KOMPAS.com —Adalah Van Bemmelen, geolog Belanda, yang mungkin bisa ditunjuk sebagai bapaknya teori Toba sebagai kaldera gunung api. Tahun 1939 ia ditugaskan Pemerintah Belanda untuk meneliti Danau Toba dan akhirnya menemukan bukti bahwa danau indah itu merupakan kaldera gunung raksasa.
Temuan itu sempat menimbulkan kontroversi. Namun, di beberapa negara, seperti Malaysia dan India, kemudian ditemukan abu vulkanik yang diidentifikasi berasal dari letusan Toba. Teori Bemmelen lambat tapi pasti mulai diterima masyarakat hingga kini.
Van Bemmelen adalah pencetus teori bahwa kaldera Toba berasal dari satu letusan dahsyat. Teori ini didukung oleh Aldiss dan Ghazali. Namun, melalui penanggalan dengan metode radiometri, para peneliti setelahnya berhasil mengungkap bahwa letusan Toba berasal dari empat letusan besar. Beberapa peneliti itu, di antaranya, Vestappen (1961), Yokoyama dan Hehanusa (1981), Nishimura (1984), Knight (1986), dan Chesner dan Rose (1991).
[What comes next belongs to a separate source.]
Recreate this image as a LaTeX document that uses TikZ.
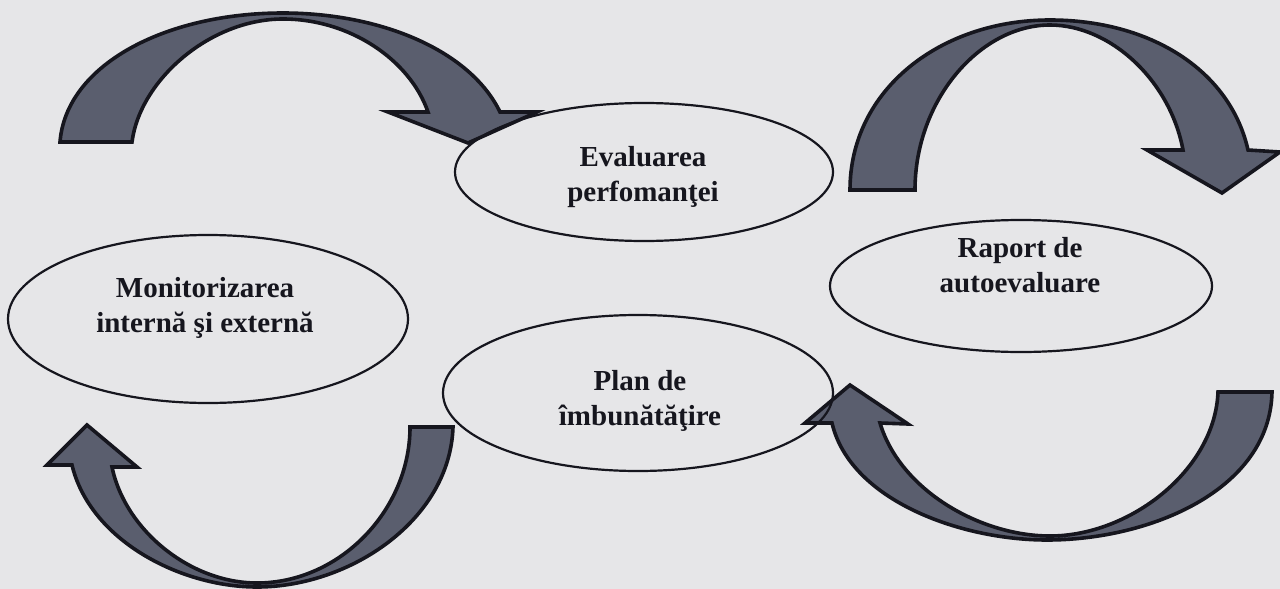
\documentclass[tikz,border=0pt]{standalone}
\usepackage{fontspec}
\setmainfont{Liberation Serif}
\definecolor{bgcol}{HTML}{E6E6E8}
\definecolor{arrowfill}{HTML}{5A5E6E}
\definecolor{inkcol}{HTML}{16161E}
\tikzset{
  ell/.style={ellipse, draw=inkcol, line width=1.1pt, inner sep=0pt},
  txt/.style={align=center, text=inkcol, font=\bfseries\fontsize{14.5}{17.5}\selectfont},
  bigarrow/.style={fill=arrowfill, draw=inkcol, line width=1.8pt, line join=miter}
}
\usetikzlibrary{shapes.geometric}
\begin{document}
\begin{tikzpicture}[x=0.5pt,y=-0.5pt]
\useasboundingbox (0,0) rectangle (1280,589);
\fill[bgcol] (0,0) rectangle (1280,589);

% top-left arrow
\draw[bigarrow] (60,142) -- (132,142)
  .. controls (140,80) and (210,19) .. (283,19)
  .. controls (350,19) and (410,60) .. (428,112)
  -- (388,112) -- (468,143) -- (537,112) -- (500,112)
  .. controls (470,50) and (380,13) .. (283,13)
  .. controls (165,13) and (66,65) .. (60,142) -- cycle;

% top-right arrow
\draw[bigarrow] (850,190) -- (915,190)
  .. controls (915,100) and (980,25) .. (1050,25)
  .. controls (1110,25) and (1170,80) .. (1183,150)
  -- (1147,150) -- (1222,193) -- (1280,152) -- (1248,150)
  .. controls (1230,70) and (1150,20) .. (1050,20)
  .. controls (940,20) and (850,90) .. (850,190) -- cycle;

% bottom-left arrow
\draw[bigarrow] (453,427) -- (410,427)
  .. controls (410,510) and (340,583) .. (257,583)
  .. controls (190,583) and (125,530) .. (112,467)
  -- (137,467) -- (87,425) -- (47,465) -- (72,465)
  .. controls (90,540) and (180,587) .. (257,587)
  .. controls (350,587) and (450,520) .. (453,427) -- cycle;

% bottom-right arrow
\draw[bigarrow] (1272,392) -- (1218,392)
  .. controls (1215,470) and (1130,536) .. (1050,536)
  .. controls (980,536) and (900,490) .. (880,423)
  -- (908,424) -- (850,385) -- (805,423) -- (832,423)
  .. controls (850,500) and (960,540) .. (1047,540)
  .. controls (1150,540) and (1270,490) .. (1272,392) -- cycle;

% ellipses
\node[ell, minimum width=189pt, minimum height=69pt] (eval) at (644,172) {};
\node[ell, minimum width=200pt, minimum height=84pt] (mon) at (208,319) {};
\node[ell, minimum width=191pt, minimum height=66pt] (rap) at (1021,286) {};
\node[ell, minimum width=195pt, minimum height=78pt] (plan) at (638,393) {};

% texts
\node[txt] (evalt) at (643,177) {Evaluarea\\perfomanţei};
\node[txt] (mont) at (205,308) {Monitorizarea\\internă şi externă};
\node[txt] (rapt) at (1020,265) {Raport de\\autoevaluare};
\node[txt] (plant) at (640,401) {Plan de\\îmbunătăţire};
\end{tikzpicture}
\end{document}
Craig A Chesner, profesor geologi dari Eastern Illinois University, masih aktif meneliti Toba hingga saat ini. Thesis Chesner tentang Toba semakin memperjelas posisi Toba sebagai supervolcano yang letusannya berdampak global.
Chesner-lah orang yang memberi jalan bagi lahirnya embrio teori Toba Catastrophe ketika ia mengirimkan sampel abu vulkanik Toba ke peneliti John Westgate (University of Toronto) tahun 1994. Westgate saat itu sedang berusaha mencari tahu asal abu vulkanik yang berusia 74.000 tahun lalu yang tersebar di berbagai belahan bumi.
Kiriman abu vulkanik Toba dari Chesner menjadi akhir dari pencarian Westgate. Tahun 1998, Stanley H Ambrose dari University of Illinois at Urbana-Champaign membangun teori baru Toba Catastrophe yang menawarkan analisis bahwa letusan dahsyat Toba telah membuat dunia mengalami penurunan suhu drastis dan membuat populasi manusia hampir punah.
Michael L Rampino (New York University), Stephen Self (University of Hawaii at Manoa), kemudian Greg Zielinski (University of Massachusetts) merupakan peneliti berpengaruh yang secara mendalam mempelajari material abu vulkanik Toba. Merekalah yang menyediakan data bagi lahirnya teori Toba Catastrophe yang diyakini membuat kemacetan populasi manusia.
Teori Toba Catastrophe semakin dipertajam oleh peneliti genetika asal Inggris yang ahli sintesis DNA, Stephen Oppenheimer. Terkait Toba, Oppenheimer yang didukung Bradshaw Foundation telah merilis migrasi manusia dengan judul Journey of Mankind. Tulisan yang disertai simulasi migrasi manusia itu memberi posisi penting letusan Toba yang dianggap melahirkan perubahan drastis genetika pada ras-ras Homo sapiens.
Meski demikian, Toba dan teori migrasi itu hanya berkumandang di debat-debat internasional di luar Indonesia. Hingga kini, Indonesia masih sepi dari minat terhadap Toba.